Doubles query-handling speed

According to Oracle Corporation (NYSE:ORCL)’s statement, the newest version of MySQL has been benchmarked as capable of responding to 512,000 read-only queries per second, more than double 250,000 read-only QPS of MySQL 5.6.

Performance of the Memcached caching plug-in has also been significantly upgraded in this version, and can now offer a read-only throughput of over a million QPS.

Statement from Oracle

“Such a sizable performance bump could help organizations save money in server purchases, because it would require fewer servers to run large jobs. Or, it will allow them to run complex queries that might have taken too long to run on earlier versions of the database system,” said Tomas Ulin, Oracle Corporation (NYSE:ORCL)’s vice president of MySQL engineering. “It was not one single revision that Oracle made that improved the performance; rather it is the cumulative effect of many individual changes,” Ulin explained.

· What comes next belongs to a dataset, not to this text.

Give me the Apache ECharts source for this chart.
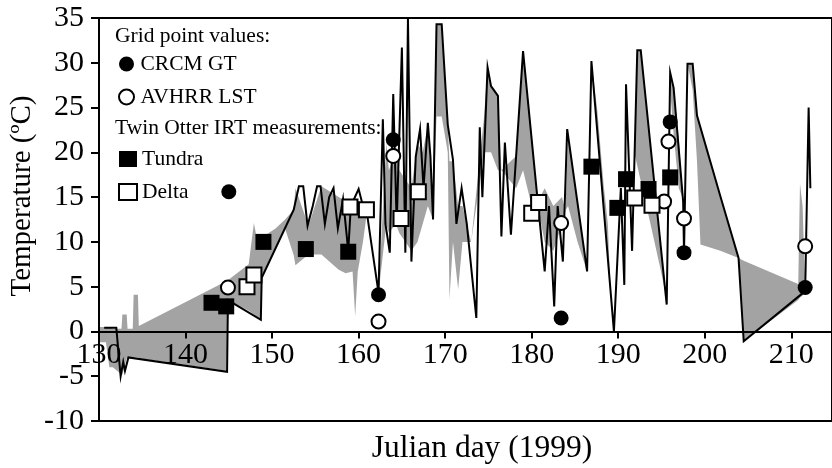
<!DOCTYPE html>
<html>
<head>
<meta charset="utf-8">
<script src="https://cdn.jsdelivr.net/npm/echarts@6/dist/echarts.min.js"></script>
<style>
  html, body { margin: 0; padding: 0; background: #fff; }
  #chart { width: 832px; height: 468px; }
</style>
</head>
<body>
<div id="chart"></div>
<script>
// Daily surface temperature trace (black line)
const lineDays = [130.6,132.0,132.5,132.8,133.0,133.4,144.8,144.9,148.7,148.8,152.5,153.1,153.6,154.1,154.7,155.2,155.6,156.1,156.6,157.1,157.6,158.2,158.8,159.1,160.0,160.5,160.9,162.3,162.8,163.1,163.6,164.0,164.4,165.0,165.4,165.7,166.1,166.6,167.1,167.5,168.0,168.3,168.6,169.0,169.6,170.3,170.9,171.3,171.9,172.5,173.6,174.0,174.3,174.9,175.3,176.1,176.5,176.9,177.6,179.0,180.7,181.5,182.0,182.6,183.0,183.6,184.1,186.4,186.9,189.5,190.3,190.7,190.9,191.6,192.2,192.6,195.6,196.0,196.4,197.5,197.6,198.0,198.6,199.1,201.8,203.9,204.5,211.6,212.0,212.2];
const lineTemps = [0.4,0.4,-5.0,-3.4,-4.4,-2.9,-4.5,3.5,1.3,6.0,13.6,16.2,16.2,11.8,14.0,16.2,16.2,12.0,15.0,16.0,11.5,14.8,9.0,14.0,15.9,14.0,13.6,4.3,23.7,12.0,8.8,26.5,12.0,31.7,8.8,35.0,7.8,19.5,22.6,16.0,23.3,19.5,12.5,34.3,34.3,23.1,19.2,12.0,16.0,12.0,1.5,22.8,15.0,29.5,27.4,26.3,10.6,21.1,10.8,31.3,14.5,6.7,14.0,2.8,14.0,7.8,22.6,6.7,30.2,0.0,16.0,5.2,27.6,9.0,31.4,31.4,3.0,28.9,27.2,14.5,8.8,29.9,29.9,24.1,15.1,8.2,-1.1,4.5,25.0,16.0];

// Shaded range: lower and upper edge per day
const bandDays = [130.0,130.8,131.2,131.6,132.6,132.7,133.2,133.3,133.9,134.0,134.5,134.6,144.7,145.0,147.3,147.9,148.4,148.7,148.8,150.4,151.5,152.5,152.7,154.2,155.7,157.7,158.5,159.3,159.6,159.9,160.5,161.0,162.3,163.2,163.5,164.3,164.7,166.1,166.8,167.4,168.0,168.6,169.0,169.6,170.3,170.5,170.9,171.5,172.0,173.0,174.5,174.9,175.3,176.1,176.5,178.2,179.0,180.0,180.7,181.5,182.5,183.5,183.9,184.2,185.3,186.3,186.9,187.6,188.3,188.8,189.1,191.85,192.2,192.6,193.7,194.9,195.5,196.0,196.4,197.0,197.4,197.5,198.0,198.6,199.1,199.5,201.8,203.9,204.5,210.8,211.0,211.3,211.6,212.2];
const bandLow  = [-1.2,-1.2,-4.0,-4.0,-4.8,-4.8,-3.0,-3.0,-2.9,-2.9,-2.9,-3.0,-4.4,3.5,2.3,1.9,1.5,1.3,6.0,9.3,11.5,8.5,7.4,8.6,8.6,6.9,6.5,6.7,1.7,6.7,10.0,13.6,4.3,12.0,11.0,12.0,11.0,9.0,10.0,12.0,14.0,12.5,24.0,24.0,20.0,3.6,10.0,4.7,10.0,10.0,20.0,20.0,20.0,18.0,18.0,16.0,18.0,14.0,14.0,10.0,9.0,12.0,13.5,14.0,10.0,7.0,30.2,22.1,14.0,8.1,4.6,20.0,18.5,16.8,12.1,6.9,4.0,27.0,22.0,16.0,15.0,14.5,29.9,27.0,19.0,9.7,9.0,8.2,-1.1,3.5,3.8,4.0,4.5,16.0];
const bandHigh = [0.5,0.5,0.5,0.3,0.3,1.9,1.9,0.3,0.3,4.1,4.1,0.6,5.6,5.8,7.5,12.1,9.5,9.5,10.5,11.5,12.5,13.6,16.0,11.8,16.2,15.0,14.5,14.5,14.0,14.5,14.0,13.6,4.3,21.0,18.0,20.0,18.0,16.0,21.0,20.0,23.0,14.0,34.3,34.3,23.0,19.0,19.0,14.0,14.0,10.0,24.0,29.5,27.4,26.3,18.0,19.6,31.3,22.0,14.5,16.0,14.0,15.0,13.5,21.9,14.3,7.4,30.2,24.5,16.5,12.0,4.6,20.0,31.4,31.4,21.0,9.6,4.0,28.9,27.2,21.4,15.6,14.5,29.9,29.9,24.1,22.9,15.1,8.2,7.9,5.3,16.5,14.0,5.0,16.0];

// Grid point values
const crcmDays  = [145.0,162.3,164.0,183.4,196.0,197.6,211.6];
const crcmTemps = [15.6,4.1,21.4,1.5,23.4,8.8,4.9];
const avhrrDays  = [144.9,162.3,164.0,183.4,195.3,195.8,197.6,211.6];
const avhrrTemps = [4.9,1.1,19.6,12.1,14.5,21.2,12.6,9.5];

// Twin Otter IRT measurements
const tundraDays  = [143.0,144.7,149.0,153.9,158.8,186.9,189.9,190.9,193.5,196.0];
const tundraTemps = [3.2,2.8,10.0,9.2,8.9,18.4,13.8,17.0,15.9,17.2];
const deltaDays  = [147.1,147.9,159.0,160.9,164.9,166.9,180.0,180.8,191.9,193.9];
const deltaTemps = [5.0,6.3,13.9,13.6,12.6,15.6,13.2,14.4,14.9,14.1];

const xTicks = [130,140,150,160,170,180,190,200,210];
const yTicks = [-10,-5,0,5,10,15,20,25,30,35];

const SERIF = '"Liberation Serif", "DejaVu Serif", serif';
const zip = (xs, ys) => xs.map((x, i) => [x, ys[i]]);

const chart = echarts.init(document.getElementById('chart'), null, { renderer: 'canvas' });

chart.setOption({
  animation: false,
  backgroundColor: '#fff',
  grid: {
    left: 99, right: -3, top: 18, bottom: 47,
    show: true, borderColor: '#000', borderWidth: 2, backgroundColor: 'transparent'
  },
  xAxis: {
    type: 'value',
    position: 'bottom',
    z: 2,
    min: xTicks[0], max: 214.7, interval: 10,
    axisLine: { onZero: false, lineStyle: { color: '#000', width: 2 } },
    axisTick: { inside: false, length: 7, lineStyle: { color: '#000', width: 2 } },
    axisLabel: {
      color: '#000', fontFamily: SERIF, fontSize: 30, margin: 9,
      showMaxLabel: false, hideOverlap: false,
      formatter: v => (xTicks.indexOf(v) >= 0 ? String(v) : '')
    },
    splitLine: { show: false }
  },
  yAxis: {
    type: 'value',
    z: 2,
    min: yTicks[0], max: yTicks[yTicks.length - 1], interval: 5,
    axisLine: { onZero: false, lineStyle: { color: '#000', width: 2 } },
    axisTick: { inside: false, length: 8, lineStyle: { color: '#000', width: 2 } },
    axisLabel: { color: '#000', fontFamily: SERIF, fontSize: 30, margin: 15 },
    splitLine: { show: false }
  },
  legend: [
    {
      orient: 'vertical', left: 113, top: 48, itemWidth: 18, itemHeight: 15, itemGap: 11,
      textStyle: { fontFamily: SERIF, fontSize: 21.5, color: '#000' },
      data: [
        { name: 'CRCM GT', icon: 'circle', itemStyle: { color: '#000' } },
        { name: 'AVHRR LST', icon: 'circle', itemStyle: { color: '#fff', borderColor: '#000', borderWidth: 2 } }
      ]
    },
    {
      orient: 'vertical', left: 113, top: 143, itemWidth: 18, itemHeight: 16, itemGap: 11,
      textStyle: { fontFamily: SERIF, fontSize: 21.5, color: '#000' },
      data: [
        { name: 'Tundra', icon: 'rect', itemStyle: { color: '#000' } },
        { name: 'Delta', icon: 'rect', itemStyle: { color: '#fff', borderColor: '#000', borderWidth: 2 } }
      ]
    }
  ],
  graphic: [
    { type: 'text', left: 115, top: 25, style: { text: 'Grid point values:', font: '21.5px ' + SERIF, fill: '#000' } },
    { type: 'text', left: 115, top: 117, style: { text: 'Twin Otter IRT measurements:', font: '21.5px ' + SERIF, fill: '#000' } },
    { type: 'text', x: 22, y: 196, rotation: Math.PI / 2,
      style: { text: 'Temperature (ºC)', font: '29px ' + SERIF, fill: '#000', align: 'center', verticalAlign: 'middle' } },
    { type: 'text', x: 482, y: 449,
      style: { text: 'Julian day (1999)', font: '31.5px ' + SERIF, fill: '#000', align: 'center', verticalAlign: 'middle' } }
  ],
  series: [
    {
      name: 'range',
      type: 'custom',
      clip: true,
      silent: true,
      z: 1,
      data: bandDays.map((d, i) => [d, bandLow[i], bandHigh[i]]),
      encode: { x: 0, y: [1, 2] },
      renderItem: function (params, api) {
        if (params.dataIndex !== 0) return null;
        const pts = [];
        for (let i = 0; i < bandDays.length; i++) pts.push(api.coord([bandDays[i], bandHigh[i]]));
        for (let i = bandDays.length - 1; i >= 0; i--) pts.push(api.coord([bandDays[i], bandLow[i]]));
        return { type: 'polygon', shape: { points: pts }, style: { fill: '#a3a3a3', stroke: null } };
      }
    },
    {
      name: 'trace',
      type: 'line',
      z: 3,
      data: zip(lineDays, lineTemps),
      symbol: 'none',
      lineStyle: { color: '#000', width: 2, join: 'miter' },
      silent: true
    },
    {
      name: 'CRCM GT', type: 'scatter', z: 4, symbol: 'circle', symbolSize: 15,
      itemStyle: { color: '#000', opacity: 1 }, data: zip(crcmDays, crcmTemps)
    },
    {
      name: 'AVHRR LST', type: 'scatter', z: 4, symbol: 'circle', symbolSize: 14,
      itemStyle: { color: '#fff', borderColor: '#000', borderWidth: 2, opacity: 1 }, data: zip(avhrrDays, avhrrTemps)
    },
    {
      name: 'Tundra', type: 'scatter', z: 4, symbol: 'rect', symbolSize: 16,
      itemStyle: { color: '#000', opacity: 1 }, data: zip(tundraDays, tundraTemps)
    },
    {
      name: 'Delta', type: 'scatter', z: 4, symbol: 'rect', symbolSize: 15,
      itemStyle: { color: '#fff', borderColor: '#000', borderWidth: 2, opacity: 1 }, data: zip(deltaDays, deltaTemps)
    }
  ]
});

// Put the day axis on the zero-degree line: shift it up from the bottom edge
// by the pixel distance between 0 and the lowest temperature on the y scale.
const pxZero = chart.convertToPixel({ yAxisIndex: 0 }, 0);
const pxBottom = chart.convertToPixel({ yAxisIndex: 0 }, yTicks[0]);
chart.setOption({ xAxis: { offset: pxZero - pxBottom } });
</script>
</body>
</html>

“We have to evolve to where the mainstream is,” Ulin said. “People won’t be happy if they upgraded from a 16-core to 32-core machine and they get no benefit.”

MySQL becoming more modular

Oracle Corporation (NYSE:ORCL) has also begun redesigning the MySQL code to make it more modular. Currently, the software’s parser, optimizer and replication capabilities are all being rewritten in modular form.

“MySQL is a codebase that stems back, in some parts, to the 1980s,” Ulin explained, noting that MySQL growth over the years was multi-directional and not well integrated. “To be frank, the whole architecture wasn’t well thought out for the end-product,” Ulin said.

A modularized MySQL will make things much easier for third-party developers, given each particular set of functionality will have a unique interface unlike other parts of the software.